* Given information:
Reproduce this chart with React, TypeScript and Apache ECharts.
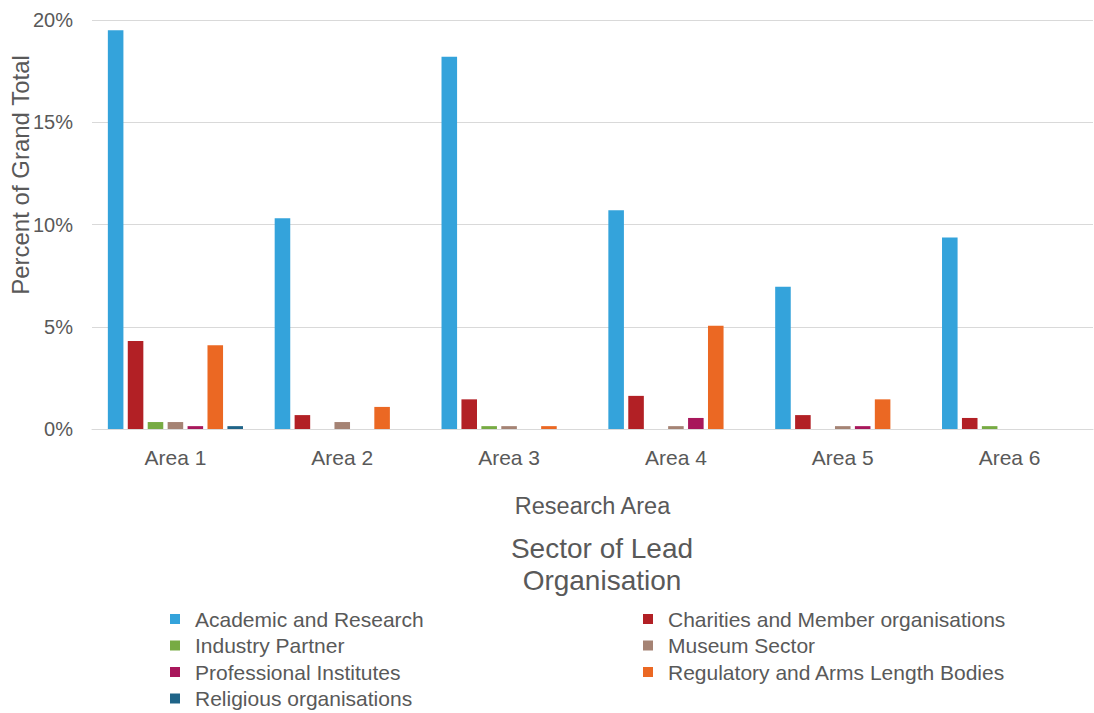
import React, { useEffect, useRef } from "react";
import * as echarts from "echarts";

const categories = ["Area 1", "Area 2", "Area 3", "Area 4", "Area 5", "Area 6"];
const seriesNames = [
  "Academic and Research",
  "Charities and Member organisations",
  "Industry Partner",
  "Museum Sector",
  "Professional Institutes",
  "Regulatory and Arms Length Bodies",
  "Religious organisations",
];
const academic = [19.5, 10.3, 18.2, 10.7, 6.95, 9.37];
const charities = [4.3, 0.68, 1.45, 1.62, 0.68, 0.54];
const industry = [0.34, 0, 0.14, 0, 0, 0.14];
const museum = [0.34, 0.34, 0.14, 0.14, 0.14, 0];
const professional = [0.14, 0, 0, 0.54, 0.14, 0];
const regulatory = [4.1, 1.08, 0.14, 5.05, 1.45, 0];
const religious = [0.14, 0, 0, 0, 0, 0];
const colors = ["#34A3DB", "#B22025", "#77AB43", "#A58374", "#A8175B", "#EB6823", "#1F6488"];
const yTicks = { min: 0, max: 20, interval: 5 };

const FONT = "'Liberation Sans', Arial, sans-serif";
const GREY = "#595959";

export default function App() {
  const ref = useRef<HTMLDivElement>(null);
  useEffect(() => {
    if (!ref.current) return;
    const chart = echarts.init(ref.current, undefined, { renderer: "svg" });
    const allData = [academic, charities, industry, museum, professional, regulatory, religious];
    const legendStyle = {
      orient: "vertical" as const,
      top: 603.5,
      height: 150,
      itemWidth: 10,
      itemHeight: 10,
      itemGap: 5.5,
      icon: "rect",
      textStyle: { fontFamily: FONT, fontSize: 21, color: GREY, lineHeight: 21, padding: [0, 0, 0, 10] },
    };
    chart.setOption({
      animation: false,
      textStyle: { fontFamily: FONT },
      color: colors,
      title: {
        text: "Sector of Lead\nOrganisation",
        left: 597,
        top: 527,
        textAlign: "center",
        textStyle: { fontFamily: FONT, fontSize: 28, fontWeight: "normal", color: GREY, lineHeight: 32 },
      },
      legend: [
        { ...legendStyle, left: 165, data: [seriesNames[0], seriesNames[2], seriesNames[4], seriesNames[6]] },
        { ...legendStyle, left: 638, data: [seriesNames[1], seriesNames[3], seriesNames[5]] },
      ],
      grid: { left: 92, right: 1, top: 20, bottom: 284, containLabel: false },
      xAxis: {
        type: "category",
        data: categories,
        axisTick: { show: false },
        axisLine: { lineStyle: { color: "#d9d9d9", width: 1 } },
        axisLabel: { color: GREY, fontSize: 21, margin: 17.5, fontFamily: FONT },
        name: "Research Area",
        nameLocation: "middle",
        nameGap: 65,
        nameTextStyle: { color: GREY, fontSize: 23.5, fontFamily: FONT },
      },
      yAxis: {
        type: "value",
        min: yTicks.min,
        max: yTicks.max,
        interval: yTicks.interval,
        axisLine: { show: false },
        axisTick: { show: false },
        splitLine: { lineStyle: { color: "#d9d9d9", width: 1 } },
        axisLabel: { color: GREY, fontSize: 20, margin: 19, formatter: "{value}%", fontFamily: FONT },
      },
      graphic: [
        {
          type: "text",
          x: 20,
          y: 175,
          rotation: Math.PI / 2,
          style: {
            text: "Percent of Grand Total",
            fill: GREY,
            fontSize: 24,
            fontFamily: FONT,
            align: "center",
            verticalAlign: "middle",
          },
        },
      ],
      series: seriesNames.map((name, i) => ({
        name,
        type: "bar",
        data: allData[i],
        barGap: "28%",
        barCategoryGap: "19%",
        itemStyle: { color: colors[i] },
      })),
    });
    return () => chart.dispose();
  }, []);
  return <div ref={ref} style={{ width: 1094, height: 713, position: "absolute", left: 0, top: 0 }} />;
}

* The exercise: Reproduce the whole listing word for word, setting aside any pictures.

* Task response:
Reproduce this chart with React, TypeScript and Apache ECharts.
import React, { useEffect, useRef } from "react";
import * as echarts from "echarts";

const categories = ["Area 1", "Area 2", "Area 3", "Area 4", "Area 5", "Area 6"];
const seriesNames = [
  "Academic and Research",
  "Charities and Member organisations",
  "Industry Partner",
  "Museum Sector",
  "Professional Institutes",
  "Regulatory and Arms Length Bodies",
  "Religious organisations",
];
const academic = [19.5, 10.3, 18.2, 10.7, 6.95, 9.37];
const charities = [4.3, 0.68, 1.45, 1.62, 0.68, 0.54];
const industry = [0.34, 0, 0.14, 0, 0, 0.14];
const museum = [0.34, 0.34, 0.14, 0.14, 0.14, 0];
const professional = [0.14, 0, 0, 0.54, 0.14, 0];
const regulatory = [4.1, 1.08, 0.14, 5.05, 1.45, 0];
const religious = [0.14, 0, 0, 0, 0, 0];
const colors = ["#34A3DB", "#B22025", "#77AB43", "#A58374", "#A8175B", "#EB6823", "#1F6488"];
const yTicks = { min: 0, max: 20, interval: 5 };

const FONT = "'Liberation Sans', Arial, sans-serif";
const GREY = "#595959";

export default function App() {
  const ref = useRef<HTMLDivElement>(null);
  useEffect(() => {
    if (!ref.current) return;
    const chart = echarts.init(ref.current, undefined, { renderer: "svg" });
    const allData = [academic, charities, industry, museum, professional, regulatory, religious];
    const legendStyle = {
      orient: "vertical" as const,
      top: 603.5,
      height: 150,
      itemWidth: 10,
      itemHeight: 10,
      itemGap: 5.5,
      icon: "rect",
      textStyle: { fontFamily: FONT, fontSize: 21, color: GREY, lineHeight: 21, padding: [0, 0, 0, 10] },
    };
    chart.setOption({
      animation: false,
      textStyle: { fontFamily: FONT },
      color: colors,
      title: {
        text: "Sector of Lead\nOrganisation",
        left: 597,
        top: 527,
        textAlign: "center",
        textStyle: { fontFamily: FONT, fontSize: 28, fontWeight: "normal", color: GREY, lineHeight: 32 },
      },
      legend: [
        { ...legendStyle, left: 165, data: [seriesNames[0], seriesNames[2], seriesNames[4], seriesNames[6]] },
        { ...legendStyle, left: 638, data: [seriesNames[1], seriesNames[3], seriesNames[5]] },
      ],
      grid: { left: 92, right: 1, top: 20, bottom: 284, containLabel: false },
      xAxis: {
        type: "category",
        data: categories,
        axisTick: { show: false },
        axisLine: { lineStyle: { color: "#d9d9d9", width: 1 } },
        axisLabel: { color: GREY, fontSize: 21, margin: 17.5, fontFamily: FONT },
        name: "Research Area",
        nameLocation: "middle",
        nameGap: 65,
        nameTextStyle: { color: GREY, fontSize: 23.5, fontFamily: FONT },
      },
      yAxis: {
        type: "value",
        min: yTicks.min,
        max: yTicks.max,
        interval: yTicks.interval,
        axisLine: { show: false },
        axisTick: { show: false },
        splitLine: { lineStyle: { color: "#d9d9d9", width: 1 } },
        axisLabel: { color: GREY, fontSize: 20, margin: 19, formatter: "{value}%", fontFamily: FONT },
      },
      graphic: [
        {
          type: "text",
          x: 20,
          y: 175,
          rotation: Math.PI / 2,
          style: {
            text: "Percent of Grand Total",
            fill: GREY,
            fontSize: 24,
            fontFamily: FONT,
            align: "center",
            verticalAlign: "middle",
          },
        },
      ],
      series: seriesNames.map((name, i) => ({
        name,
        type: "bar",
        data: allData[i],
        barGap: "28%",
        barCategoryGap: "19%",
        itemStyle: { color: colors[i] },
      })),
    });
    return () => chart.dispose();
  }, []);
  return <div ref={ref} style={{ width: 1094, height: 713, position: "absolute", left: 0, top: 0 }} />;
}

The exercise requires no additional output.